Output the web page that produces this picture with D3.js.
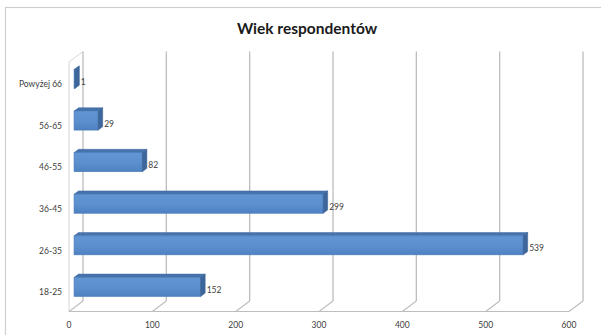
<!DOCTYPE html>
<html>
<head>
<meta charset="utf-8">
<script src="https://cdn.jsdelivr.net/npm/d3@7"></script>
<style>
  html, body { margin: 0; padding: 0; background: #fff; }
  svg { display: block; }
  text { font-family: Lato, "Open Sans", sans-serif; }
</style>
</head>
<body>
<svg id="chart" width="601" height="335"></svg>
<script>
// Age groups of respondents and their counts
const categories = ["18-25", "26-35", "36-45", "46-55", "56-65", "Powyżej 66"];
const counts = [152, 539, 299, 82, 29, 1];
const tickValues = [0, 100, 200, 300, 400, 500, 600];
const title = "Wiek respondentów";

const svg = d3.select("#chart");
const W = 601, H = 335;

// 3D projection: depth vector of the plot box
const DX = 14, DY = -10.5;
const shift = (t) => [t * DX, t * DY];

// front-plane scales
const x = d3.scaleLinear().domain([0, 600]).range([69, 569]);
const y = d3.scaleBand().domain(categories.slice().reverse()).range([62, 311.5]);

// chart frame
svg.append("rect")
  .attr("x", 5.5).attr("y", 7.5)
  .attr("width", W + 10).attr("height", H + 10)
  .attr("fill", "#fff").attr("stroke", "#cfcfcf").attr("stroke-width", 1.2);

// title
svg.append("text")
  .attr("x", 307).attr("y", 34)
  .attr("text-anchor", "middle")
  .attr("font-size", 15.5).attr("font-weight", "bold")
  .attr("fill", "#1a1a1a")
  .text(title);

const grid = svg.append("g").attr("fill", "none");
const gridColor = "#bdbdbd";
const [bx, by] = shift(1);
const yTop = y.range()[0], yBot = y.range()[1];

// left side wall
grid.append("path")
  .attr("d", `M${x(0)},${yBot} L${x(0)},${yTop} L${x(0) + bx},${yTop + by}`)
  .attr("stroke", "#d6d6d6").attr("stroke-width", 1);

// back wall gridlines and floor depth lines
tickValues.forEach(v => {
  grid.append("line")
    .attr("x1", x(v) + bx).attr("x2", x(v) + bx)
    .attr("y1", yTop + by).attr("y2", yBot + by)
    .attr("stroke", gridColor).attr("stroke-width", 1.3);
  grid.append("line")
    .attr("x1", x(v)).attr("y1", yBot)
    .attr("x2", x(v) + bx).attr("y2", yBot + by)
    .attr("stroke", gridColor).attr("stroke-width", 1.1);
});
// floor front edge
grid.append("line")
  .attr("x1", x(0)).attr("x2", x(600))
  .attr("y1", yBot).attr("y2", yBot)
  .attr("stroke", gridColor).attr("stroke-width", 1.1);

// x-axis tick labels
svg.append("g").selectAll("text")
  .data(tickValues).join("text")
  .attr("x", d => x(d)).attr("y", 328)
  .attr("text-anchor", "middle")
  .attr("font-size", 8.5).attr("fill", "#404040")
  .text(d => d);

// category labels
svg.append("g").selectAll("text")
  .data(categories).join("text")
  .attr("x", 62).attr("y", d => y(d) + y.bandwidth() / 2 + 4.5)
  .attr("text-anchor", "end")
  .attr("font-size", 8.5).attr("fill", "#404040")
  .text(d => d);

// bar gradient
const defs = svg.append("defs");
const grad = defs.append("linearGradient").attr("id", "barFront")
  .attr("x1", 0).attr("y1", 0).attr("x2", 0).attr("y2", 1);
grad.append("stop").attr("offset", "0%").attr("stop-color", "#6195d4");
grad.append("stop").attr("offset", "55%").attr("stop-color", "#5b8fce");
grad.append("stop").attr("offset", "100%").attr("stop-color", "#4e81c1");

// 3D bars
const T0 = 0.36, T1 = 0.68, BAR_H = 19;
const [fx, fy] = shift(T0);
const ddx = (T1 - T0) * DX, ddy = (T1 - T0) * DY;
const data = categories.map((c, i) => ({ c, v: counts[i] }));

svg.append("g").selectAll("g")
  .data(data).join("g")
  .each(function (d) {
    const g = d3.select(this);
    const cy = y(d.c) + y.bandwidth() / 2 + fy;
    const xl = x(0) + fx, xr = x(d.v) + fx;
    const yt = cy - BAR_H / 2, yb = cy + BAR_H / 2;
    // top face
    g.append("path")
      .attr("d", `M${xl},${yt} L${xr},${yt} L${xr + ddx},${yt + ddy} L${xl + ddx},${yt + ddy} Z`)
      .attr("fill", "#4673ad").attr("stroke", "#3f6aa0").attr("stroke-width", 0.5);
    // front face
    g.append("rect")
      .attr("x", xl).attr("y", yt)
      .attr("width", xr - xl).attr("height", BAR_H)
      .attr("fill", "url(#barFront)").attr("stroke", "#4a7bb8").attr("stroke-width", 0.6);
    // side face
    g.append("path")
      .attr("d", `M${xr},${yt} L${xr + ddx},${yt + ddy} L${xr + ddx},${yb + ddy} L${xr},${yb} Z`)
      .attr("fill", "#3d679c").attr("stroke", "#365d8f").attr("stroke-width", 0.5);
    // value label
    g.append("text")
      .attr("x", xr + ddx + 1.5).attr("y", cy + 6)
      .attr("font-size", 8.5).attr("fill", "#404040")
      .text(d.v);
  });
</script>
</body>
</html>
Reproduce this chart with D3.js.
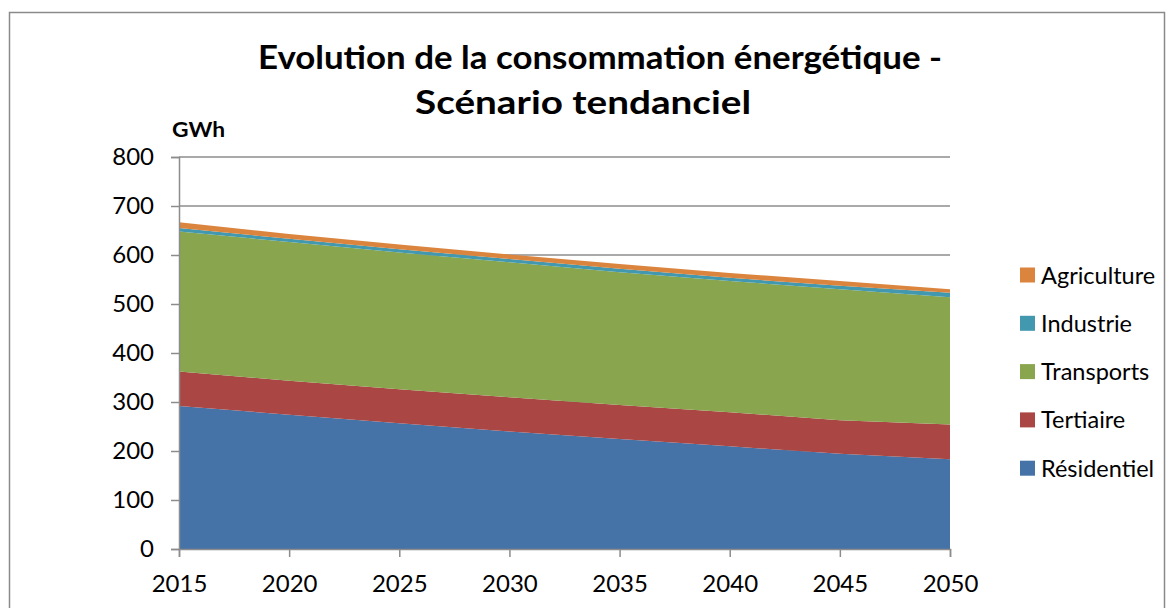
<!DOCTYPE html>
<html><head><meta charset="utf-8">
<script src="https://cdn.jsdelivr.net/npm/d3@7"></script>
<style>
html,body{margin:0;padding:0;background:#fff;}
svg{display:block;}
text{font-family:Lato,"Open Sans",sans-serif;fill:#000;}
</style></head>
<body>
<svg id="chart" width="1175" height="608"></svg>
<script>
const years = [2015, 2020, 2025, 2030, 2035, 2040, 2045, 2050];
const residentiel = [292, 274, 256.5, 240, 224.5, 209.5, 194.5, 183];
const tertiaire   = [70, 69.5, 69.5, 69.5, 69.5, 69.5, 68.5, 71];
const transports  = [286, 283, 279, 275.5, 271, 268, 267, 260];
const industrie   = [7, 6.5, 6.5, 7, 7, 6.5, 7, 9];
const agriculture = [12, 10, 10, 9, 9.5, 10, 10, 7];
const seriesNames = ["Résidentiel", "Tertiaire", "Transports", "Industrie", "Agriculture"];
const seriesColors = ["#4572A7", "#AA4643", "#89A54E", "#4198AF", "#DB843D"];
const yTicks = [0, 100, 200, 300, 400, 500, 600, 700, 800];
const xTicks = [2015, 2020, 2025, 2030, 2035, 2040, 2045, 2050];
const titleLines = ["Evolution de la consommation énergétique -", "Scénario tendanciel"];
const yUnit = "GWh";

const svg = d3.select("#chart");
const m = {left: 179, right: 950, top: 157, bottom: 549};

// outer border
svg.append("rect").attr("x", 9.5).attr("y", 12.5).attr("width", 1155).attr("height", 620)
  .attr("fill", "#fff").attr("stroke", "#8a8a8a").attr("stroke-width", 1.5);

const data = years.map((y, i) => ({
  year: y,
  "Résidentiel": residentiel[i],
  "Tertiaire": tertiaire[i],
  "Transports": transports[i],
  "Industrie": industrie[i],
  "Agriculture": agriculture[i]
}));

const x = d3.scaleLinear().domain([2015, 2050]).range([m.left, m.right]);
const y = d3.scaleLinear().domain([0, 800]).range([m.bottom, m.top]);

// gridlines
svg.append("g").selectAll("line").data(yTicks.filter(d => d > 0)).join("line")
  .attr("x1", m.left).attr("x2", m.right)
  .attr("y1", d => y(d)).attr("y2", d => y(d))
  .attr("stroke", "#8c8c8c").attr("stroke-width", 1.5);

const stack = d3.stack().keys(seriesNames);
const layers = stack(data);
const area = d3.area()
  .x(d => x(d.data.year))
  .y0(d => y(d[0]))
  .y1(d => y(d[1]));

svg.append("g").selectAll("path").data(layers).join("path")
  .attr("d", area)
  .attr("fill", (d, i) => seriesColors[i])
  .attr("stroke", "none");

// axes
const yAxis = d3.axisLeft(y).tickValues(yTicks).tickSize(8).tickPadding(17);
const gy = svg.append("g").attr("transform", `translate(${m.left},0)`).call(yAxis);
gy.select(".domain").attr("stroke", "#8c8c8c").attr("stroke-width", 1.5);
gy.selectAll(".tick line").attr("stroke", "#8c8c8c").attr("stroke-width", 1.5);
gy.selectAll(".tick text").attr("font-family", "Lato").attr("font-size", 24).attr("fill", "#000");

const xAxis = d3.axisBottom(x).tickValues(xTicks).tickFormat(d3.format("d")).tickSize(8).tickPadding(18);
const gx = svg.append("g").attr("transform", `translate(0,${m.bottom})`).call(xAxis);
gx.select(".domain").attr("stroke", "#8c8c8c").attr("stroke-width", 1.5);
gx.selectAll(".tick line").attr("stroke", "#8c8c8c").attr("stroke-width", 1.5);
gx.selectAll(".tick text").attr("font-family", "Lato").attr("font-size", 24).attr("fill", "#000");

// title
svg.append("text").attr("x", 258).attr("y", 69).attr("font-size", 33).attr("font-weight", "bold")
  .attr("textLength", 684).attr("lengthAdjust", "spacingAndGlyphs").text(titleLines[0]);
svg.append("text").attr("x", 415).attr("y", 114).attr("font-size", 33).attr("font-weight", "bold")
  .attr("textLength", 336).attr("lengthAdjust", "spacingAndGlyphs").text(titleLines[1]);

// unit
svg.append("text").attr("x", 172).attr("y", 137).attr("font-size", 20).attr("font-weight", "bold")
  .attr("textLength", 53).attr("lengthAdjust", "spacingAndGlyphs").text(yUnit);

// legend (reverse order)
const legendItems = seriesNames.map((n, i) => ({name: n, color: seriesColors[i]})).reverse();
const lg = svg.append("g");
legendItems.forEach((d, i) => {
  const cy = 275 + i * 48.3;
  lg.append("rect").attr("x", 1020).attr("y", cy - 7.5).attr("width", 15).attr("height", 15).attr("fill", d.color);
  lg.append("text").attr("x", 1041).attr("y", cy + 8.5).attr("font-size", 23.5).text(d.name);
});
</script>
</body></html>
_ _ _ _ _ _ _
▸ **TO BE DONE**
Pictures are excluded; extract exactly the lines from the start of the data through the line that holds "const W = 601, H = 335;", both ends included.

▸ **RESULT**
Output the web page that produces this picture with D3.js.
<!DOCTYPE html>
<html>
<head>
<meta charset="utf-8">
<script src="https://cdn.jsdelivr.net/npm/d3@7"></script>
<style>
  html, body { margin: 0; padding: 0; background: #fff; }
  svg { display: block; }
  text { font-family: Lato, "Open Sans", sans-serif; }
</style>
</head>
<body>
<svg id="chart" width="601" height="335"></svg>
<script>
// Age groups of respondents and their counts
const categories = ["18-25", "26-35", "36-45", "46-55", "56-65", "Powyżej 66"];
const counts = [152, 539, 299, 82, 29, 1];
const tickValues = [0, 100, 200, 300, 400, 500, 600];
const title = "Wiek respondentów";

const svg = d3.select("#chart");
const W = 601, H = 335;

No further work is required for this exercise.